The Grange Estate has applied to create a wetland habitat and build ten holiday lodges at Fobdown Watercress Beds, Abbotstone Road, near Old Alresford. The scheme would also see the demolition of redundant buildings, the creation of new tracks, reed bed drainage and landscaping.

It has met with strong opposition locally with around 50 objections since the plan was unveiled in 2019.

In a statement Lord Ashburton said: "As riparian owners the estate takes great care to protect and enhance the health of the beautiful local chalk streams which it owns.

"The Fobdown scheme removes the infrastructure of watercress farming which was harmful to that ecosystem and seeks to replace it with wetland habitat which, contrary to some claims, will be extremely positive for many key species and will absorb harmful nitrates.

"The low-impact holiday accommodation which we are seeking as part of our scheme has been designed as a couple's retreat and will enable people seeking tranquility and proximity to this beautiful landscape to fully appreciate it. Given the sensitivity of the location the proposals have been exhaustively reviewed and approved in line with environmental regulations, they are low intensity and they are supported by a range of consultees including the Itchen Stoke and Ovington Parish Council, and the chairman of the Upper Itchen Initiative, a stakeholder group which seeks to protect the local ecosystem."


CGI of the scheme. Image: Grange Estate

CGI of the scheme. Image: Grange Estate


A decision has been due at the city council planning committee last week but it was postponed to allow for consideration of recent feedback from the public since the committee papers were published.

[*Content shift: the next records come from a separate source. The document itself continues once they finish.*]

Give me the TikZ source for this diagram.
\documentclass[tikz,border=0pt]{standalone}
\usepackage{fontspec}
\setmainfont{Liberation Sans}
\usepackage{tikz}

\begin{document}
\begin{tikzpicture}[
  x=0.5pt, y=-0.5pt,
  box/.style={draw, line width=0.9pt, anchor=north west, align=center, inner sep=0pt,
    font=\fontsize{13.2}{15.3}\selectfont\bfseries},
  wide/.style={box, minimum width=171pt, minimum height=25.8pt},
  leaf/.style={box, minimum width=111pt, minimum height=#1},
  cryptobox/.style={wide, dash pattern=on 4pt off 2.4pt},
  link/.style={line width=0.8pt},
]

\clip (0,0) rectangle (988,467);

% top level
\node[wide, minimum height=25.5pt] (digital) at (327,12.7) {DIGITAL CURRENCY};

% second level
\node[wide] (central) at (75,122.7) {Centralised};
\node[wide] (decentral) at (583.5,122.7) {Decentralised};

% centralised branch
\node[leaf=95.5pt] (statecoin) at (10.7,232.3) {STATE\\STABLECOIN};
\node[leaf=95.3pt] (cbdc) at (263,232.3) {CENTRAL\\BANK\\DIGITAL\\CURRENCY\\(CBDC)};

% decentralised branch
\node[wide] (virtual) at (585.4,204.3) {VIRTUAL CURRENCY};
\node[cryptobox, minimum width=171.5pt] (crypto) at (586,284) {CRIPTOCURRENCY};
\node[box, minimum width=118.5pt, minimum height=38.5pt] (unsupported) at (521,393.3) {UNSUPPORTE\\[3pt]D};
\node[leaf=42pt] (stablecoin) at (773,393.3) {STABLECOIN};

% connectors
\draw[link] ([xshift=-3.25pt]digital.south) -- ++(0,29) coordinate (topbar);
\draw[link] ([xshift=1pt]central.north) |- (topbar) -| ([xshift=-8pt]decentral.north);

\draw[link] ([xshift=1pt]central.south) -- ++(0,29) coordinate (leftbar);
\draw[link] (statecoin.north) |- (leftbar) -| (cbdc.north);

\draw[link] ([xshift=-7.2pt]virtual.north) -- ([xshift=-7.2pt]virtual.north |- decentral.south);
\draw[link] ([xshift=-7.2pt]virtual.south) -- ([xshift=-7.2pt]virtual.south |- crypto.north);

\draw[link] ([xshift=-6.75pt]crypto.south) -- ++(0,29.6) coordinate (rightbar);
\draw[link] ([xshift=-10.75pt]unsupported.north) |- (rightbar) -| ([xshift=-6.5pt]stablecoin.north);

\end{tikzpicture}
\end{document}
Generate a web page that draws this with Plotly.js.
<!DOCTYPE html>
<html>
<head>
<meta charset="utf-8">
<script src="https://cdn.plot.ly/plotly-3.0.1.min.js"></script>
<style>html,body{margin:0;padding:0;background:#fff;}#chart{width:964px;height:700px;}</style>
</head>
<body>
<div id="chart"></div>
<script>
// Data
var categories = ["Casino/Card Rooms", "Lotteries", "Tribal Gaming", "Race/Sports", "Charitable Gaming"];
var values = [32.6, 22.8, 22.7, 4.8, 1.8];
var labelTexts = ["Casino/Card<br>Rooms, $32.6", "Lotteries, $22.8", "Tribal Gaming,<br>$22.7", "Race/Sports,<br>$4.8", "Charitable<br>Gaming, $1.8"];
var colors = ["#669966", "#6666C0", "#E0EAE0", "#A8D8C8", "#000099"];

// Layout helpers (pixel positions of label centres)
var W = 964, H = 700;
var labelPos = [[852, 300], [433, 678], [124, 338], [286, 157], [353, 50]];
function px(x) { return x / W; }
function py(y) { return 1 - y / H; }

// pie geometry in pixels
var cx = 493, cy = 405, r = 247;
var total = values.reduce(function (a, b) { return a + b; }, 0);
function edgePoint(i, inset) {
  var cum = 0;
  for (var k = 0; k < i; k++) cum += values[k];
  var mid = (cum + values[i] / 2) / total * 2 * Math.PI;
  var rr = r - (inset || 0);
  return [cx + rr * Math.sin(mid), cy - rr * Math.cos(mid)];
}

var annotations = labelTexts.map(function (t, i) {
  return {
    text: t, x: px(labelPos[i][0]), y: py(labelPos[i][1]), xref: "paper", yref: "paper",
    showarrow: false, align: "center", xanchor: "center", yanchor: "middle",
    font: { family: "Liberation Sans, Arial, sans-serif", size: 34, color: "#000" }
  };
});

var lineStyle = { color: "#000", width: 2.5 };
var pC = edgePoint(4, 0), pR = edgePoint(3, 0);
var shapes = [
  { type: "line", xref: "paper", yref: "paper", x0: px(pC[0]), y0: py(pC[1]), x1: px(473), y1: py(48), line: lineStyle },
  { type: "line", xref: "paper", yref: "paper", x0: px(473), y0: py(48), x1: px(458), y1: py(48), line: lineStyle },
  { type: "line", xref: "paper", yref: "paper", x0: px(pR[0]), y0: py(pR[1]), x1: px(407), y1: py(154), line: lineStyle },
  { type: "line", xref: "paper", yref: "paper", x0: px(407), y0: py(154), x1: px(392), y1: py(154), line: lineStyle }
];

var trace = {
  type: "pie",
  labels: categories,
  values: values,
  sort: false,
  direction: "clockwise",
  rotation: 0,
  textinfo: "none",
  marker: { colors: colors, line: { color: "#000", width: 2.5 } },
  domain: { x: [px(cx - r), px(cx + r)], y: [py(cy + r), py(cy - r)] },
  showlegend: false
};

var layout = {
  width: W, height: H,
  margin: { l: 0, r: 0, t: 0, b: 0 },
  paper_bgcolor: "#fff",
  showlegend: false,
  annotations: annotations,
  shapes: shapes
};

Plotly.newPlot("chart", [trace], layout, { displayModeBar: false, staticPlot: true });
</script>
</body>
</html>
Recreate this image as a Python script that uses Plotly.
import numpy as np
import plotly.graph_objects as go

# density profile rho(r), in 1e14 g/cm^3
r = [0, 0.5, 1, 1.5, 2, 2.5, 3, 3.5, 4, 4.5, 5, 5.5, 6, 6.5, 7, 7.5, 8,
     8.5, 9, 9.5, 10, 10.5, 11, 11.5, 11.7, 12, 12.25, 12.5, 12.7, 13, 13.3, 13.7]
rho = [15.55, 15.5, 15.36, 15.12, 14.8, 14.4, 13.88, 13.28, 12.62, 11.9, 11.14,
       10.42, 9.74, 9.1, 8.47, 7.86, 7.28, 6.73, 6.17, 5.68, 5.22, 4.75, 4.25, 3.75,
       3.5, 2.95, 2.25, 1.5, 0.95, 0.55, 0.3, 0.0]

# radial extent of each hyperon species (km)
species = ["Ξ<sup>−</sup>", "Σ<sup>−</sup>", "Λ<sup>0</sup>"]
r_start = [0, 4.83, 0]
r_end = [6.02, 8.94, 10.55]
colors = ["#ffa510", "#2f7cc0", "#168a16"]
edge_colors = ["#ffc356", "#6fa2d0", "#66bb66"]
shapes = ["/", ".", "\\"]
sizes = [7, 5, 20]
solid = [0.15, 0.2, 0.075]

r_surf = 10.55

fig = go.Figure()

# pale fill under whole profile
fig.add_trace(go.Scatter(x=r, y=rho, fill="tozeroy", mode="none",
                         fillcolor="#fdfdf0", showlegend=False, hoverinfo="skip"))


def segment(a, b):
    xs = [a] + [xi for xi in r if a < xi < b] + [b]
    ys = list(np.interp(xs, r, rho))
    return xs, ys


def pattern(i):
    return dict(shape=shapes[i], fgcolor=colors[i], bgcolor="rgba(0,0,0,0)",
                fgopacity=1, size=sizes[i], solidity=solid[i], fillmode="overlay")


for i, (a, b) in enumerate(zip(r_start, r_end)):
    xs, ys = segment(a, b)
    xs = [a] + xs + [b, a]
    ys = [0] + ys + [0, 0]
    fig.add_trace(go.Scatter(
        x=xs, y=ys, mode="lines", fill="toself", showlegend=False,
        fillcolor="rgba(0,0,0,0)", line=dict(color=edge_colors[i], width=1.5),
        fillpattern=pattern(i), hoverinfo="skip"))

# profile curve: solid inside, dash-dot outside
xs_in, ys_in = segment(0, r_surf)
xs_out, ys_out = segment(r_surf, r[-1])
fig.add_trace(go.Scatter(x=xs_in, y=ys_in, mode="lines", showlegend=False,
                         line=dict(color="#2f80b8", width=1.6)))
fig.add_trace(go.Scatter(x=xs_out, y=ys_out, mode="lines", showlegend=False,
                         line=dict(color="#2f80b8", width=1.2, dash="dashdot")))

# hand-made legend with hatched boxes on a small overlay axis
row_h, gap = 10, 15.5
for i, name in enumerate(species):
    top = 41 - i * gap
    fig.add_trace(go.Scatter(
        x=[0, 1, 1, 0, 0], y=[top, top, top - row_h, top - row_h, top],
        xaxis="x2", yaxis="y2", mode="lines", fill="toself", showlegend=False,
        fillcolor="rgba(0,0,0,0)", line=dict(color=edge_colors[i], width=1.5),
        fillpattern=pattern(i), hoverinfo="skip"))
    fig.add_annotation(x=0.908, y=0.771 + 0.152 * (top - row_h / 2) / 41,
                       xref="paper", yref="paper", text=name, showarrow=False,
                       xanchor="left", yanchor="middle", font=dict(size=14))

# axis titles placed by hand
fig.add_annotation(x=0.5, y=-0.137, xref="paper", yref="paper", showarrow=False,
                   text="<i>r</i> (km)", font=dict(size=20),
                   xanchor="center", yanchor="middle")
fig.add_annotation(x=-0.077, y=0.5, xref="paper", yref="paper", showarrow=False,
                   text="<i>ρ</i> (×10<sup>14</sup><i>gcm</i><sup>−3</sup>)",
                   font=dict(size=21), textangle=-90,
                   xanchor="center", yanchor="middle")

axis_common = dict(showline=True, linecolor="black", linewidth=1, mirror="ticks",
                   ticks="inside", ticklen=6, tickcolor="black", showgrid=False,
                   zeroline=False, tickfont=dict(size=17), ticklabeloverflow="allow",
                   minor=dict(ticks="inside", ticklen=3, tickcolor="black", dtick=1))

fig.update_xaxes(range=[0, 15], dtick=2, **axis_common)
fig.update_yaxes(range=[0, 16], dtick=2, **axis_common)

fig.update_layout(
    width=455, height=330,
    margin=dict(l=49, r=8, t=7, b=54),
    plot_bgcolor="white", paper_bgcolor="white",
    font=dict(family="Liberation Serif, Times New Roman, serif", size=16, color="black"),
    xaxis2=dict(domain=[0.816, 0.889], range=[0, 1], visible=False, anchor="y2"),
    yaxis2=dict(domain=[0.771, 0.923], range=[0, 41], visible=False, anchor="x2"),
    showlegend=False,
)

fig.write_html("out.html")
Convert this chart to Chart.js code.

The site was operated as a watercress farm by Vitacress until 2016 when it was bought by the Grange Estate. The farm used water from the Candover Brook, a tributary of the Itchen.

Planning officers at the city council supported the scheme with benefits including the removal of a Leylandii conifer hedge and the panting of native broadleaved trees.

Itchen Stoke and Ovington Parish Council support the plan, calling it "visionary" as it would entail the removal of extensive concrete structures using for the growing of watercress and create extensive wetland of "huge ecological benefit".

The Alresford Society disagreed, saying it would create "unacceptable visual and noise intrusion and alter the character of the area".

Objections include an increase in traffic through Abbotstone Road, the impact on wildlife from the development, noise and light pollution and fears the lodges may be converted to dwellings in the future.

A report for the Grange Estate by consultants RM Wetlands and Environment said: "The cessation of commercial watercress cultivation was recognised by local stakeholders, including the Upper Itchen Group, the Environment Agency and the Hampshire and Isle of Wight Wildlife Trust, as representing an opportunity to enhance the ecology of the site and to improve the overall ecological functioning of the Candover valley and the wider SAC.

"The assessment of the various elements indicates that it would be feasible to create and restore wetlands within the site in the location occupied by the former watercress beds. There is sufficient water available to maintain attractive and ecologically functional wetlands which would benefit the visitors as well as enhancing the wider biodiversity value of the valley."